Reduzir os impostos em Portugal ou no resto da Europa nao é uma questao de libertar as pessoas duma escravatura injusta. Tao pouco é uma questao de cortar nas ditas “gorduras do Estado” como os automoveis ou salarios de politicos. Reduzir impostos só é possivel tomando uma opcao realista e dura sobre que Estado social queremos! Para ter uma carga fiscal baixa é preciso cortar no Estado social europeu (incluindo apoios a criancas, desempregados, idosos, e doentes) ou emigrar para fora da Europa!


Carlos Madeira
Economista do Banco Central do Chile
O artigo reflecta meramente a opiniao pessoal do seu autor.

3 comentários:

Paulo Santos Monteiro disse...

Ola Carlos,

Muito bom post!

E sinceramente, eu e creio a maioria dos portugueses consideram inaceitavel abdicar do Estado Social. Os portugueses estao dispostos a contribuir com a sua parte.
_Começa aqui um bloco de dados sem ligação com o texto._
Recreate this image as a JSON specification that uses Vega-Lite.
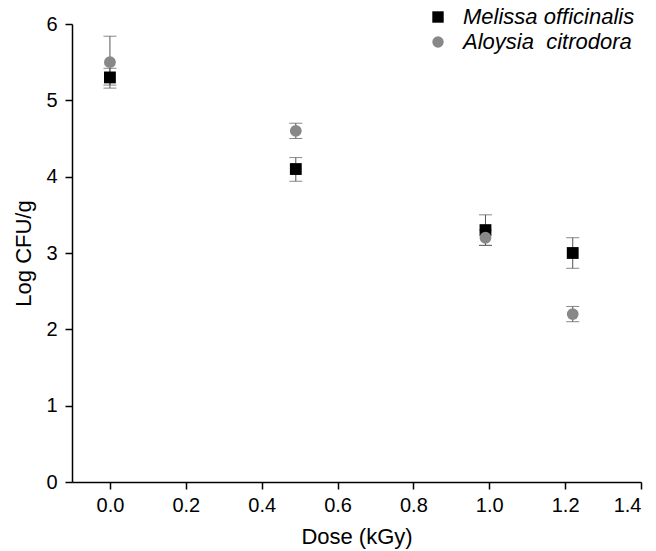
{
  "$schema": "https://vega.github.io/schema/vega-lite/v6.json",
  "width": 569,
  "height": 458,
  "autosize": "none",
  "padding": {"left": 72, "top": 24, "right": 15, "bottom": 69},
  "background": "white",
  "config": {
    "view": {"stroke": null},
    "font": "Liberation Sans",
    "axis": {
      "grid": false,
      "domainColor": "black",
      "domainWidth": 1.5,
      "tickColor": "black",
      "tickWidth": 1.5,
      "tickSize": 7,
      "labelFont": "Liberation Sans",
      "labelFontSize": 20,
      "labelColor": "black",
      "titleFont": "Liberation Sans",
      "titleFontSize": 22,
      "titleFontWeight": "normal",
      "titleColor": "black"
    }
  },
  "data": {
    "values": [
      {"species": "Melissa officinalis", "dose": 0.0, "mean": 5.3, "lo": 5.16, "hi": 5.42},
      {"species": "Melissa officinalis", "dose": 0.49, "mean": 4.1, "lo": 3.94, "hi": 4.25},
      {"species": "Melissa officinalis", "dose": 0.99, "mean": 3.3, "lo": 3.1, "hi": 3.5},
      {"species": "Melissa officinalis", "dose": 1.22, "mean": 3.0, "lo": 2.8, "hi": 3.2},
      {"species": "Aloysia\u00a0\u00a0citrodora", "dose": 0.0, "mean": 5.5, "lo": 5.2, "hi": 5.84},
      {"species": "Aloysia\u00a0\u00a0citrodora", "dose": 0.49, "mean": 4.6, "lo": 4.5, "hi": 4.7},
      {"species": "Aloysia\u00a0\u00a0citrodora", "dose": 0.99, "mean": 3.2, "lo": 3.1, "hi": 3.3},
      {"species": "Aloysia\u00a0\u00a0citrodora", "dose": 1.22, "mean": 2.2, "lo": 2.1, "hi": 2.3}
    ]
  },
  "encoding": {
    "x": {
      "field": "dose", "type": "quantitative",
      "scale": {"domain": [-0.1, 1.4], "nice": false, "zero": false},
      "axis": {"values": [0, 0.2, 0.4, 0.6, 0.8, 1.0, 1.2, 1.4], "format": ".1f", "title": "Dose (kGy)", "labelPadding": 6, "titlePadding": 11}
    }
  },
  "layer": [
    {
      "mark": {"type": "rule", "color": "#555555", "strokeWidth": 1},
      "encoding": {
        "y": {"field": "lo", "type": "quantitative", "scale": {"domain": [0, 6], "nice": false},
          "axis": {"values": [0, 1, 2, 3, 4, 5, 6], "format": "d", "title": "Log CFU/g", "titlePadding": 10, "labelPadding": 8}},
        "y2": {"field": "hi"}
      }
    },
    {
      "mark": {"type": "tick", "orient": "horizontal", "color": "#555555", "size": 13, "thickness": 1},
      "encoding": {
        "y": {"field": "lo", "type": "quantitative"}
      }
    },
    {
      "mark": {"type": "tick", "orient": "horizontal", "color": "#555555", "size": 13, "thickness": 1},
      "encoding": {
        "y": {"field": "hi", "type": "quantitative"}
      }
    },
    {
      "mark": {"type": "point", "filled": true, "opacity": 1},
      "encoding": {
        "y": {"field": "mean", "type": "quantitative"},
        "shape": {
          "field": "species", "type": "nominal",
          "scale": {"domain": ["Melissa officinalis", "Aloysia\u00a0\u00a0citrodora"], "range": ["square", "circle"]},
          "legend": {
            "title": null, "orient": "none", "legendX": 355, "legendY": -18,
            "labelFontSize": 22, "labelFontStyle": "italic", "labelFont": "Liberation Sans", "labelColor": "black",
            "symbolSize": 130, "rowPadding": 3, "labelOffset": 14, "labelLimit": 300
          }
        },
        "color": {
          "field": "species", "type": "nominal",
          "scale": {"domain": ["Melissa officinalis", "Aloysia\u00a0\u00a0citrodora"], "range": ["#000000", "#888888"]},
          "legend": {
            "title": null, "orient": "none", "legendX": 355, "legendY": -18,
            "labelFontSize": 22, "labelFontStyle": "italic", "labelFont": "Liberation Sans", "labelColor": "black",
            "symbolSize": 130, "rowPadding": 3, "labelOffset": 14, "labelLimit": 300
          }
        },
        "size": {"value": 140}
      }
    }
  ]
}
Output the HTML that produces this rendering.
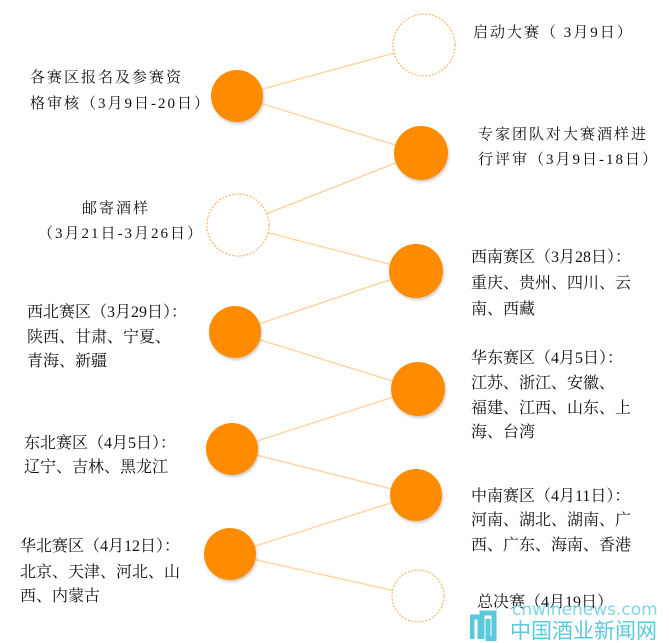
<!DOCTYPE html>
<html><head><meta charset="utf-8"><style>
html,body{margin:0;width:669px;height:643px;overflow:hidden}
body{background:#fff;position:relative;font-family:"Liberation Serif","Noto Serif CJK SC",serif;color:#111}
.t{position:absolute;font-size:16px;line-height:20px;white-space:nowrap}
.s{font-size:15px;letter-spacing:2px}
</style></head><body>
<svg width="669" height="643" style="position:absolute;left:0;top:0">
<defs><filter id="sh" x="-30%" y="-30%" width="160%" height="160%"><feDropShadow dx="1" dy="2" stdDeviation="1.2" flood-color="#000" flood-opacity="0.2"/></filter></defs>
<g stroke="#FDD6A4" stroke-width="1.5" fill="none">
<polyline points="424,45 237,96 421,153 238,225 416,271 235,332 418,389 232,449 416,495 230,554 418,596"/>
</g>
<g fill="#fff" stroke="#F9B868" stroke-width="1.2" stroke-dasharray="2,1.5">
<circle cx="424" cy="45" r="31"/>
<circle cx="238" cy="225" r="31"/>
<circle cx="418" cy="596" r="26"/>
</g>
<g fill="#FF8C00" filter="url(#sh)">
<circle cx="237" cy="96" r="26"/>
<circle cx="421" cy="153" r="27"/>
<circle cx="416" cy="271" r="27"/>
<circle cx="235" cy="332" r="26"/>
<circle cx="418" cy="389" r="27"/>
<circle cx="232" cy="449" r="26"/>
<circle cx="416" cy="495" r="26"/>
<circle cx="230" cy="554" r="26"/>
</g>
</svg>
<div class="t s" style="left:473px;top:23px">启动大赛（ 3月9日）</div>
<div class="t s" style="left:30px;top:68px">各赛区报名及参赛资</div>
<div class="t s" style="left:30px;top:94px">格审核（3月9日-20日）</div>
<div class="t s" style="left:478px;top:125px">专家团队对大赛酒样进</div>
<div class="t s" style="left:478px;top:150px">行评审（3月9日-18日）</div>
<div class="t s" style="left:82px;top:199px">邮寄酒样</div>
<div class="t s" style="left:38px;top:224px">（3月21日-3月26日）</div>
<div class="t" style="left:471px;top:248px">西南赛区（3月28日）：</div>
<div class="t" style="left:471px;top:274px">重庆、贵州、四川、云</div>
<div class="t" style="left:471px;top:300px">南、西藏</div>
<div class="t" style="left:27px;top:303px">西北赛区（3月29日）：</div>
<div class="t" style="left:27px;top:328px">陕西、甘肃、宁夏、</div>
<div class="t" style="left:27px;top:352px">青海、新疆</div>
<div class="t" style="left:471px;top:349px">华东赛区（4月5日）：</div>
<div class="t" style="left:471px;top:374px">江苏、浙江、安徽、</div>
<div class="t" style="left:471px;top:399px">福建、江西、山东、上</div>
<div class="t" style="left:471px;top:423px">海、台湾</div>
<div class="t" style="left:24px;top:434px">东北赛区（4月5日）：</div>
<div class="t" style="left:24px;top:458px">辽宁、吉林、黑龙江</div>
<div class="t" style="left:471px;top:487px">中南赛区（4月11日）：</div>
<div class="t" style="left:471px;top:511px">河南、湖北、湖南、广</div>
<div class="t" style="left:471px;top:536px">西、广东、海南、香港</div>
<div class="t" style="left:20px;top:537px">华北赛区（4月12日）：</div>
<div class="t" style="left:20px;top:563px">北京、天津、河北、山</div>
<div class="t" style="left:20px;top:587px">西、内蒙古</div>
<div class="t" style="left:477px;top:593px">总决赛（4月19日）</div>
<div style="position:absolute;left:470px;top:609px;width:28px;height:32px;">
<svg width="28" height="32"><path d="M2 30 V8 H10 V30 M12 30 V4 H24 V30 H18 V10" fill="none" stroke="#5BC8DC" stroke-width="5"/></svg></div>
<div style="position:absolute;left:512px;top:601px;font-family:'DejaVu Sans',sans-serif;font-size:17px;color:#7fd6e6;line-height:18px;white-space:nowrap">cnwinenews.com</div>
<div style="position:absolute;left:510px;top:617px;font-family:'Noto Sans CJK SC',sans-serif;font-size:21px;color:#5BC8DC;line-height:26px;white-space:nowrap">中国酒业新闻网</div>
</body></html>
Mas o que causa maior contestacao e' a austeridade regressiva em plena recessao.

Seria importante introduzir maior progressividade no esforco que todos os portugueses tem que fazer para enfrentar esta crise.

E tambem procurar distributir o esforco ao longo do tempo, adiando alguma austeridade, nao para as calendas gregas, mas para o medio prazo, quando o desemprego for mais reduzido e o crescimento economico regresse.

E claro que para conseguir fazer isso, precisamos da ajuda dos nossos parceiros europeus.

Carlos Madeira disse...

Obrigado, Paulo. Sim, eu tb creio ser impossivel abdicar do estado social. Por isso é que aponto que nao é realista esperar que as nossas taxas de imposto caiam a niveis magicamente moderados.

Uma coisa para colocar em contexto o custo do nosso subsidio de desemprego que como disse necessita 5.7% da massa salarial. Dado que os salarios representam 65% a 70% do PIB, isto requer um imposto de cerca de quase 4% do PIB. Ora, a OCDE indica que as receitas de Portugal com os nossos elevadissimos IRC e IRS somam 8.5% do PIB. Portanto, apenas o subsidio de desemprego come 47% do total de receitas de IRS e IRC.

Eu encontrei este gráfico no youtube que ilustra realmente quanto dos nossos impostos vao para estes gastos sociais de que todos gostamos:

http://www.youtube.com/watch?v=oCMtsteRyVk&feature=relmfu

Joao Madeira disse...

Ola Carlos e Paulo,

Sim, eu penso que seria importante distribuir o esforco ao longo do tempo (do ponto de vista economico faz todo o sentido suavizar o consumo estatal tambem - isso significa ter defices em tempos de recessao). Isso seria o ideal.

O problema e politico. Conseguiriamos ter a ajuda dos nossos parceiros europeus sem tomar medidas de austeridade no presente?

Penso que nao.

Sera que seria mais facil tomar essas medidas de austeridade no futuro quando a economia estivesse melhor?

Tambem penso que nao pois existia o risco de os governos futuros renegarem os compromissos assumidos.

Por isso acho que tomar medidas de austeridade no presente e inevitavel (e claro que e importante debater a intensidade dessa austeridade. Penso que por exemplo no caso grego intensificar a austeridade neste momento e contraproducente - sera que tb em Portugal ja teremos chegado a um ponto semelhante?).